4) Mention it but say something opaque
So, they were having an off day maybe – perhaps I mention La Campana but make it clear I’m not mad keen on the place. Say something about ‘lovely location, but the cakes are a bit sweet and overpriced in my opinion’ or similar. But can I keep it in the walking tour if I do this? I’m not at all sure.

5) Give them a chance to resolve the problem
You might well be saying I should tell the manager of the place about the problem and give him an opportunity to resolve it. I probably would do in the UK – but my Spanish is awful and (more important) there is no proof the cockroach came from their cake. I could just be saying this to make life difficult for them. (It’s a big shame we didn’t eat the cake at the shop!) I have plenty of friends here who are Spanish, so I could get them to help me explain the problem. And I might.

So – what would you do? How do you strike a balance between a one-off unfortunate experience and needing a certain type of place to fit a particular kind of guidebook format?

Scroll down to comment #21 to see my update on what happened when I went to confront the manager - cockroach in hand (well in a bag actually)

Can ‘paid for’ mentions ever be objective?

13 Oct

101shortbreaks
Interesting salvo of activity in the last couple of days. I got an email from Mark Hodson who knows a thing or two about travel SEO (there Mark you owe me a link) as well as being a respected travel writer. Along with another of the Sunday Times regular travel writers David Wickers, he set up 101holidays earlier this year.

It's a simple, clean site that aims to offer an easy to navigate list of carefully selected tour operators for people in the 'inspiration phase' of looking for a holiday. It's one of a new breed of websites that's evolving from the chaotic stew of on-line travel content sites that travel writers are creating or contributing to in the hope of somehow earning an income from their trade now that print is more or less dead. I reviewed 101holidays in an earlier post.

And it must be relatively successful as they've now launched companion site 101shortbreaks. (Bets on what will come next? Chaps I sincerely hope you have bought the domain names for... 101cruiseholidays, 101skiholidays etc.) Mark I think(?) would be the first to admit that the site makes money by charging the 101 operators an annual fee to be featured on the site. As I understand it this is the main way that Alastair Sawday makes his money - all the hotels featured in his guidebooks/website pay to be included. (If I'm wrong here, I'd be delighted to be corrected.)

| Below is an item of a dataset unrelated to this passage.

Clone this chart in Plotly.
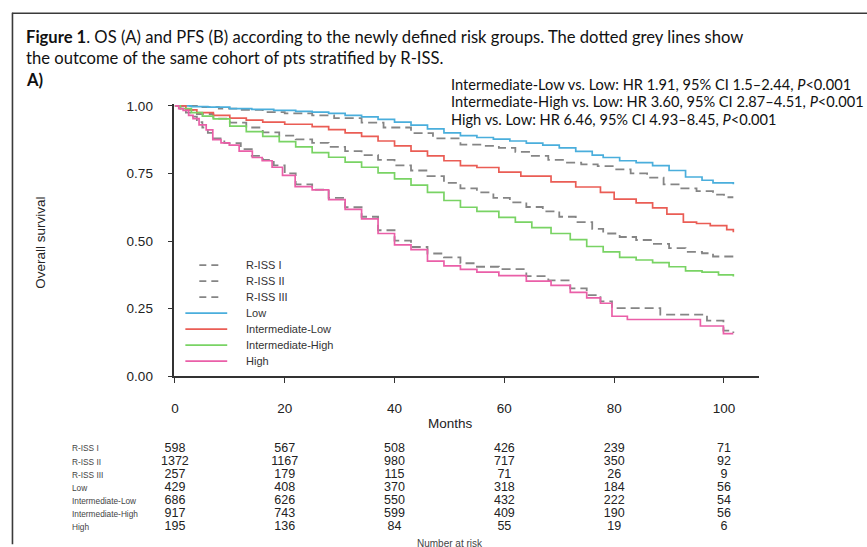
import plotly.graph_objects as go

W, H = 867, 547

# ---------------- data ----------------
series_names = ["R-ISS I", "R-ISS II", "R-ISS III", "Low",
                "Intermediate-Low", "Intermediate-High", "High"]

riss1_months = [0, 4, 8, 12, 16, 20, 25, 29, 34, 38, 43, 47, 52, 56, 59, 62, 65, 68, 71, 74,
                77, 80, 83, 86, 89, 92, 95, 98, 100, 101.7]
riss1_surv = [1.0, 0.995, 0.99, 0.985, 0.977, 0.972, 0.965, 0.955, 0.938, 0.92, 0.899, 0.88,
              0.857, 0.852, 0.845, 0.83, 0.815, 0.8, 0.79, 0.784, 0.777, 0.765, 0.75, 0.735,
              0.71, 0.695, 0.685, 0.672, 0.662, 0.662]

riss2_months = [0, 2, 4, 7, 10, 13, 16, 19, 22, 25, 28, 31, 34, 37, 40, 43, 46, 49, 52, 55,
                58, 61, 64, 67, 70, 73, 76, 78, 81, 84, 87, 90, 93, 96, 98, 101.7]
riss2_surv = [1.0, 0.985, 0.97, 0.953, 0.938, 0.92, 0.902, 0.89, 0.876, 0.863, 0.848, 0.833,
              0.818, 0.8, 0.78, 0.761, 0.74, 0.715, 0.695, 0.68, 0.66, 0.643, 0.626, 0.61,
              0.59, 0.57, 0.545, 0.528, 0.515, 0.504, 0.49, 0.474, 0.46, 0.455, 0.443, 0.437]

riss3_months = [0, 1, 2, 3, 4, 5, 6, 7, 9, 12, 14, 16, 18, 20, 22, 25, 28, 31, 34, 37, 40,
                43, 46, 49, 52, 55, 59, 64, 68, 72, 75, 77.5, 79.6, 88.4, 96.9, 99.9, 101.7]
riss3_surv = [1.0, 0.99, 0.975, 0.96, 0.94, 0.92, 0.9, 0.88, 0.862, 0.84, 0.815, 0.8, 0.78,
              0.75, 0.71, 0.69, 0.66, 0.625, 0.59, 0.54, 0.502, 0.478, 0.454, 0.44, 0.418,
              0.405, 0.396, 0.37, 0.355, 0.325, 0.3, 0.277, 0.252, 0.228, 0.206, 0.169, 0.16]

low_months = [0, 3, 6, 10, 14, 18, 22, 25, 28, 31, 34, 37, 40, 43, 46, 49, 52, 55, 58, 61,
              64, 67, 70, 73, 76, 78, 81, 84, 87, 90, 93, 96, 98, 101.7]
low_surv = [1.0, 0.997, 0.995, 0.99, 0.987, 0.983, 0.98, 0.977, 0.972, 0.965, 0.959, 0.95,
            0.94, 0.929, 0.915, 0.9, 0.89, 0.883, 0.877, 0.87, 0.862, 0.855, 0.845, 0.832,
            0.818, 0.809, 0.797, 0.79, 0.779, 0.761, 0.737, 0.725, 0.715, 0.71]

intlow_months = [0, 2, 4, 7, 10, 13, 16, 20, 25, 28, 31, 34, 37, 40, 43, 46, 49, 52, 55, 59,
                 63, 68.5, 73, 77.5, 80, 84, 87, 89.6, 92.6, 95, 97.5, 100.5, 101.7]
intlow_surv = [1.0, 0.985, 0.975, 0.965, 0.955, 0.947, 0.94, 0.932, 0.923, 0.912, 0.9, 0.887,
               0.87, 0.852, 0.833, 0.815, 0.797, 0.779, 0.772, 0.755, 0.74, 0.719, 0.7, 0.68,
               0.655, 0.641, 0.623, 0.6, 0.57, 0.565, 0.557, 0.542, 0.533]

inthigh_months = [0, 1, 3, 5, 7, 10, 13, 16, 19, 22, 25, 28, 31, 34, 37, 40, 43, 46, 49, 52,
                  55, 59, 62, 65, 68.5, 72, 75, 78, 81, 84, 87, 90, 93, 96, 99, 101.7]
inthigh_surv = [1.0, 0.99, 0.975, 0.962, 0.952, 0.925, 0.905, 0.887, 0.868, 0.848, 0.827,
                0.81, 0.792, 0.773, 0.752, 0.73, 0.707, 0.68, 0.65, 0.625, 0.61, 0.588, 0.57,
                0.55, 0.528, 0.505, 0.48, 0.46, 0.44, 0.43, 0.42, 0.405, 0.39, 0.385, 0.375,
                0.369]

high_months = [0, 0.7, 1.5, 2.5, 3.3, 4.4, 5.7, 6.9, 8.4, 9.9, 11.7, 14.1, 15.9, 17.7, 19.6,
               21.9, 25, 28, 31, 34, 37, 40, 43, 46, 49, 52, 55, 59, 64, 68.5, 72, 75, 77.5,
               79.6, 82.4, 95.7, 99.9, 101.7]
high_surv = [1.0, 0.99, 0.983, 0.965, 0.953, 0.93, 0.911, 0.875, 0.863, 0.855, 0.833, 0.809,
             0.797, 0.773, 0.743, 0.701, 0.689, 0.653, 0.617, 0.582, 0.528, 0.486, 0.468,
             0.426, 0.408, 0.395, 0.385, 0.372, 0.352, 0.336, 0.31, 0.29, 0.27, 0.222, 0.21,
             0.186, 0.158, 0.158]

risk_times = [0, 20, 40, 60, 80, 100]
risk_riss1 = [598, 567, 508, 426, 239, 71]
risk_riss2 = [1372, 1167, 980, 717, 350, 92]
risk_riss3 = [257, 179, 115, 71, 26, 9]
risk_low = [429, 408, 370, 318, 184, 56]
risk_intlow = [686, 626, 550, 432, 222, 54]
risk_inthigh = [917, 743, 599, 409, 190, 56]
risk_high = [195, 136, 84, 55, 19, 6]

y_ticks = [0, 0.25, 0.5, 0.75, 1.0]
y_ticktext = ["0.00", "0.25", "0.50", "0.75", "1.00"]
x_ticks = [0, 20, 40, 60, 80, 100]

hr_lines = [
    "Intermediate-Low vs. Low: HR 1.91, 95% CI 1.5\u20132.44, <i>P</i><0.001",
    "Intermediate-High vs. Low: HR 3.60, 95% CI 2.87\u20134.51, <i>P</i><0.001",
    "High vs. Low: HR 6.46, 95% CI 4.93\u20138.45, <i>P</i><0.001",
]
title_lines = [
    "<b>Figure 1</b>. OS (A) and PFS (B) according to the newly defined risk groups. The dotted grey lines show",
    "the outcome of the same cohort of pts stratified by R-ISS.",
]

# ---------------- styling ----------------
GREY = "#858585"
colors = [GREY, GREY, GREY, "#4aaedc", "#ea5d55", "#79d364", "#ea5fa8"]
dashes = ["9px,5px"] * 3 + ["solid"] * 4

months_all = [riss1_months, riss2_months, riss3_months, low_months,
              intlow_months, inthigh_months, high_months]
surv_all = [riss1_surv, riss2_surv, riss3_surv, low_surv,
            intlow_surv, inthigh_surv, high_surv]
risk_all = [risk_riss1, risk_riss2, risk_riss3, risk_low,
            risk_intlow, risk_inthigh, risk_high]


def px(x):
    return x / W


def py(y):
    return 1 - y / H


# plot geometry in pixels
X0_PIX, PX_PER_MONTH = 172.5, 5.51
X_RANGE = [-0.1, 106.3]
Y0_PIX, PX_PER_UNIT = 380.0, 277.5
Y_RANGE = [0, 1.006]
x_dom = [px(X0_PIX + X_RANGE[0] * PX_PER_MONTH), px(X0_PIX + X_RANGE[1] * PX_PER_MONTH)]
y_dom = [py(Y0_PIX), py(Y0_PIX - Y_RANGE[1] * PX_PER_UNIT)]

# risk table rows (secondary y axis, row index 0 at top)
ROW0_PIX, ROW_DY = 454.0, 13.5
n_rows = len(series_names)
y2_dom = [py(ROW0_PIX + (n_rows - 0.5) * ROW_DY), py(ROW0_PIX - 0.5 * ROW_DY)]

fig = go.Figure()
for name, m, s, c, d in zip(series_names, months_all, surv_all, colors, dashes):
    fig.add_trace(go.Scatter(
        x=m, y=s, name=name, mode="lines",
        line=dict(color=c, width=1.7 if d == "solid" else 1.8, dash=d, shape="hv"),
        showlegend=False, hoverinfo="skip",
    ))

NUM_FONT = "Liberation Sans, Arial, sans-serif"
for i, (name, row) in enumerate(zip(series_names, risk_all)):
    fig.add_trace(go.Scatter(
        x=risk_times, y=[i] * len(risk_times), yaxis="y2", mode="text",
        text=[str(v) for v in row], textposition="middle center",
        textfont=dict(family=NUM_FONT, size=12.5, color="#222"),
        cliponaxis=False, showlegend=False, hoverinfo="skip", name=name,
    ))

AX_FONT = "Liberation Sans, Arial, sans-serif"
TXT_FONT = "Lato, Open Sans, sans-serif"

fig.update_layout(
    width=W, height=H,
    margin=dict(l=0, r=0, t=0, b=0),
    paper_bgcolor="white", plot_bgcolor="white",
    xaxis=dict(domain=x_dom, range=X_RANGE, tickvals=x_ticks, ticks="outside",
               ticklen=5, tickwidth=1.3, tickcolor="#333", showline=True,
               linecolor="#333", linewidth=1.5, showgrid=False, zeroline=False,
               tickfont=dict(family=AX_FONT, size=13.5, color="#222"),
               ticklabelstandoff=14),
    yaxis=dict(domain=y_dom, range=Y_RANGE, tickvals=y_ticks, ticktext=y_ticktext,
               ticks="outside", ticklen=5, tickwidth=1.3, tickcolor="#333",
               showline=True, linecolor="#333", linewidth=1.5, showgrid=False,
               zeroline=False, tickfont=dict(family=AX_FONT, size=13.5, color="#222"),
               ticklabelstandoff=12),
    yaxis2=dict(domain=y2_dom, range=[n_rows - 0.5, -0.5], visible=False,
                anchor="x", showgrid=False, zeroline=False),
    showlegend=False,
)

annotations = []
shapes = []

# outer frame (top and left edges visible)
shapes.append(dict(type="line", xref="paper", yref="paper", x0=px(9), x1=1.01,
                   y0=py(7.5), y1=py(7.5), line=dict(color="#3a3a3a", width=1.6)))
shapes.append(dict(type="line", xref="paper", yref="paper", x0=px(9.5), x1=px(9.5),
                   y0=py(7), y1=-0.01, line=dict(color="#3a3a3a", width=1.6)))

# figure caption
for i, t in enumerate(title_lines):
    annotations.append(dict(text=t, xref="paper", yref="paper", x=px(21), y=py(32 + 21 * i),
                            xanchor="left", yanchor="middle", showarrow=False,
                            font=dict(family=TXT_FONT, size=16.6, color="#111")))
annotations.append(dict(text="<b>A)</b>", xref="paper", yref="paper", x=px(21), y=py(76),
                        xanchor="left", yanchor="middle", showarrow=False,
                        font=dict(family=TXT_FONT, size=16.6, color="#111")))

# hazard ratio text
for i, t in enumerate(hr_lines):
    annotations.append(dict(text=t, xref="paper", yref="paper", x=px(448), y=py(81 + 17.5 * i),
                            xanchor="left", yanchor="middle", showarrow=False,
                            font=dict(family=TXT_FONT, size=14.6, color="#111")))

# axis titles
annotations.append(dict(text="Months", xref="paper", yref="paper", x=px(449), y=py(428),
                        xanchor="center", yanchor="middle", showarrow=False,
                        font=dict(family=AX_FONT, size=13.5, color="#222")))
annotations.append(dict(text="Overall survival", xref="paper", yref="paper", x=px(38), y=py(243),
                        xanchor="center", yanchor="middle", showarrow=False, textangle=-90,
                        font=dict(family=AX_FONT, size=13.5, color="#222")))

# legend (manual, to match compact spacing)
leg_y0, leg_dy = 266.0, 16.4
for i, (name, c, d) in enumerate(zip(series_names, colors, dashes)):
    yy = py(leg_y0 + leg_dy * i)
    if d == "solid":
        x0, x1 = 183, 225
    else:
        x0, x1 = 197, 220
    shapes.append(dict(type="line", xref="paper", yref="paper", x0=px(x0), x1=px(x1),
                       y0=yy, y1=yy, line=dict(color=c, width=1.8,
                                               dash="7px,5px" if d != "solid" else d)))
    annotations.append(dict(text=name, xref="paper", yref="paper", x=px(242), y=yy,
                            xanchor="left", yanchor="middle", showarrow=False,
                            font=dict(family=AX_FONT, size=11, color="#333")))

# number-at-risk row labels
for i, name in enumerate(series_names):
    yy = py(ROW0_PIX + ROW_DY * i)
    annotations.append(dict(text=name, xref="paper", yref="paper", x=px(67), y=yy,
                            xanchor="left", yanchor="middle", showarrow=False,
                            font=dict(family=NUM_FONT, size=8.3, color="#444")))

annotations.append(dict(text="Number at risk", xref="paper", yref="paper", x=px(449), y=py(544),
                        xanchor="center", yanchor="top", showarrow=False,
                        font=dict(family=AX_FONT, size=10, color="#444")))

fig.update_layout(annotations=annotations, shapes=shapes)
fig.write_html("out.html")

At the same time, Matthew Teller posted on his blog about a way he is experimenting with to try and earn income as a travel writer. He suggested to two editors of online travel sections of newspapers that as they didn't have budget to pay him, he would ask the tourist board of the country he was travelling to if they would pay him instead. Both editors refused the idea, suggesting that it would undermine their credibility. I commented on Matthew's blog that I'd just do the deal with the tourist board and not tell the editor concerned. I fail to see the difference between the tourist board paying for a travel writer to stay in hotels, dine in restaurants (it often comes out of their marketing budget rather than the establishment absorbing the cost) and paying the writer some additional 'expenses' for his time. The editor remains totally free to edit and revise any copy submitted.

Interestingly the Federal Trade Commission in the USA has recently ruled that "bloggers who make an endorsement must disclose the material connections they share with the seller of the product or service." (eg: you get a free night in a hotel, you need to make this clear if you then review it.) This has caused all sorts of debate in the blogosphere - both for and against. Does this suggest a future where every travel feature on-line requires a disclaimer at the end of it?

So - does the fact that content has been paid for by the company
featured mean that the integrity and credibility of that content is
compromised or not? 

And... are we so far down the line... with so much of travel sections these days being written off the back of press trips which are organised specifically to push a particular product from a particular company - that it really makes no difference anyway?